- _Problem description_: Return the data exactly, with all pictures removed.

- _Data_:
- - - - - - -
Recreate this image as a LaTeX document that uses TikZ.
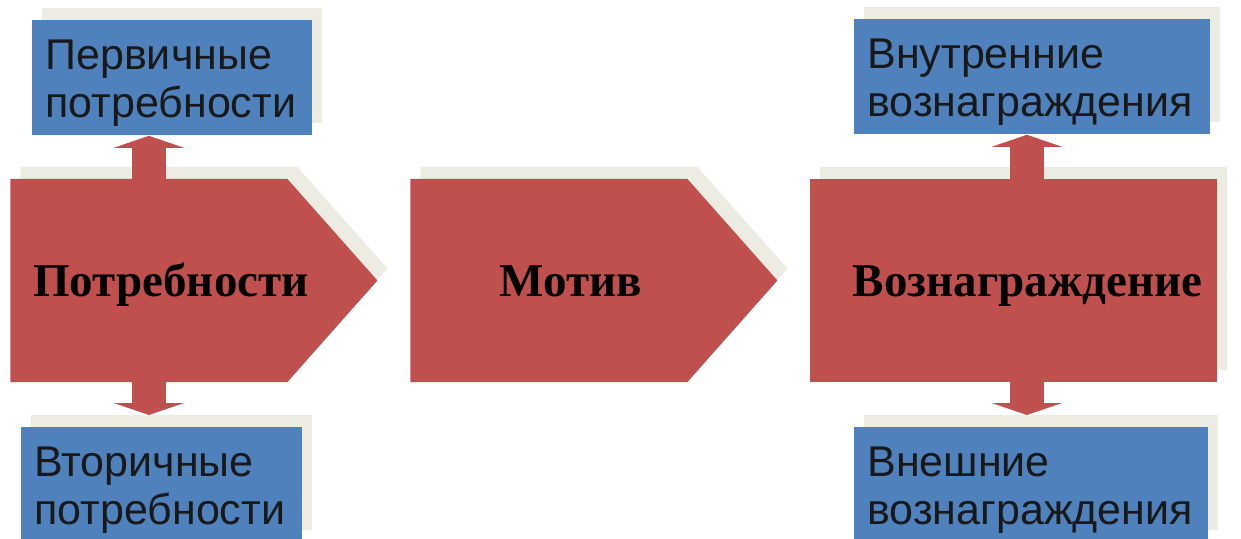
\documentclass[tikz,border=0pt]{standalone}
\usepackage{fontspec}
\setmainfont{Liberation Sans}
\newfontfamily\timesfont{Liberation Serif}
\usepackage{tikz}
\usetikzlibrary {arrows.meta,
                 positioning,
                 shadows,
                 shapes.symbols}
\definecolor{redfill}{HTML}{C0504D}
\definecolor{bluefill}{HTML}{4F81BD}
\definecolor{shadowc}{HTML}{ECECE3}
\tikzset{
        shade/.style={drop shadow={shadow xshift=5pt, shadow yshift=6pt,
                      fill=shadowc, opacity=1}},
        bluebox/.style={shade, fill=bluefill, anchor=north west, inner xsep=6.5pt,
                        minimum height=57.5pt, align=left, text=black!90,
                        execute at begin node={\rule{0pt}{20.5pt}},
                        font=\fontsize{21.5pt}{24pt}\selectfont},
        pointer/.style={shade, signal, signal to=east, signal pointer angle=96.9,
                        fill=redfill, anchor=west, inner sep=0pt,
                        minimum width=183.5pt, minimum height=101.5pt},
        plainbox/.style={shade, rectangle, fill=redfill, anchor=west, inner sep=0pt,
                         minimum width=203.5pt, minimum height=101.5pt},
        bigtext/.style={anchor=base, inner sep=0pt,
                        font=\timesfont\bfseries\fontsize{23.5pt}{28pt}\selectfont},
        blockarrow/.style={draw=redfill, line width=17pt,
                           -{Triangle[width=35pt, length=6pt]}},
 }
\begin{document}
\begin{tikzpicture}[x=0.5pt, y=-0.5pt]
    \useasboundingbox (0,0) rectangle (1241,539);
    \node[pointer] (need) at (10,280.5) {};
    \node[pointer] (motive) at (410,280.5) {};
    \node[plainbox] (reward) at (810,280.5) {};
    \node[bigtext] (needtxt) at (171,297) {Потребности};
    \node[bigtext] (motivetxt) at (571,297) {Мотив};
    \node[bigtext] (rewardtxt) at (1027.5,297) {Вознаграждение};
    \node[bluebox, text width=127pt] (prim) at (32,20) {Первичные\\потребности};
    \node[bluebox, text width=127.5pt] (sec) at (21,427) {Вторичные\\потребности};
    \node[bluebox, text width=165pt] (inner) at (854,19) {Внутренние\\вознаграждения};
    \node[bluebox, text width=164pt] (outer) at (854,427) {Внешние\\вознаграждения};
    \draw[blockarrow] (need.north) -- (need.north |- prim.south);
    \draw[blockarrow] (need.south) -- ([yshift=6pt]need.south |- sec.north);
    \draw[blockarrow] ([xshift=6.5pt]reward.north) -- ([xshift=6.5pt]reward.north |- inner.south);
    \draw[blockarrow] ([xshift=6.5pt]reward.south) -- ([xshift=6.5pt,yshift=6pt]reward.south |- outer.north);
\end{tikzpicture}
\end{document}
- - - - - - -
- _Written solution_:
Recreate this image as a LaTeX document that uses TikZ.
\documentclass[tikz,border=0pt]{standalone}
\usepackage{fontspec}
\setmainfont{Liberation Sans}
\newfontfamily\timesfont{Liberation Serif}
\usepackage{tikz}
\usetikzlibrary {arrows.meta,
                 positioning,
                 shadows,
                 shapes.symbols}
\definecolor{redfill}{HTML}{C0504D}
\definecolor{bluefill}{HTML}{4F81BD}
\definecolor{shadowc}{HTML}{ECECE3}
\tikzset{
        shade/.style={drop shadow={shadow xshift=5pt, shadow yshift=6pt,
                      fill=shadowc, opacity=1}},
        bluebox/.style={shade, fill=bluefill, anchor=north west, inner xsep=6.5pt,
                        minimum height=57.5pt, align=left, text=black!90,
                        execute at begin node={\rule{0pt}{20.5pt}},
                        font=\fontsize{21.5pt}{24pt}\selectfont},
        pointer/.style={shade, signal, signal to=east, signal pointer angle=96.9,
                        fill=redfill, anchor=west, inner sep=0pt,
                        minimum width=183.5pt, minimum height=101.5pt},
        plainbox/.style={shade, rectangle, fill=redfill, anchor=west, inner sep=0pt,
                         minimum width=203.5pt, minimum height=101.5pt},
        bigtext/.style={anchor=base, inner sep=0pt,
                        font=\timesfont\bfseries\fontsize{23.5pt}{28pt}\selectfont},
        blockarrow/.style={draw=redfill, line width=17pt,
                           -{Triangle[width=35pt, length=6pt]}},
 }
\begin{document}
\begin{tikzpicture}[x=0.5pt, y=-0.5pt]
    \useasboundingbox (0,0) rectangle (1241,539);
    \node[pointer] (need) at (10,280.5) {};
    \node[pointer] (motive) at (410,280.5) {};
    \node[plainbox] (reward) at (810,280.5) {};
    \node[bigtext] (needtxt) at (171,297) {Потребности};
    \node[bigtext] (motivetxt) at (571,297) {Мотив};
    \node[bigtext] (rewardtxt) at (1027.5,297) {Вознаграждение};
    \node[bluebox, text width=127pt] (prim) at (32,20) {Первичные\\потребности};
    \node[bluebox, text width=127.5pt] (sec) at (21,427) {Вторичные\\потребности};
    \node[bluebox, text width=165pt] (inner) at (854,19) {Внутренние\\вознаграждения};
    \node[bluebox, text width=164pt] (outer) at (854,427) {Внешние\\вознаграждения};
    \draw[blockarrow] (need.north) -- (need.north |- prim.south);
    \draw[blockarrow] (need.south) -- ([yshift=6pt]need.south |- sec.north);
    \draw[blockarrow] ([xshift=6.5pt]reward.north) -- ([xshift=6.5pt]reward.north |- inner.south);
    \draw[blockarrow] ([xshift=6.5pt]reward.south) -- ([xshift=6.5pt,yshift=6pt]reward.south |- outer.north);
\end{tikzpicture}
\end{document}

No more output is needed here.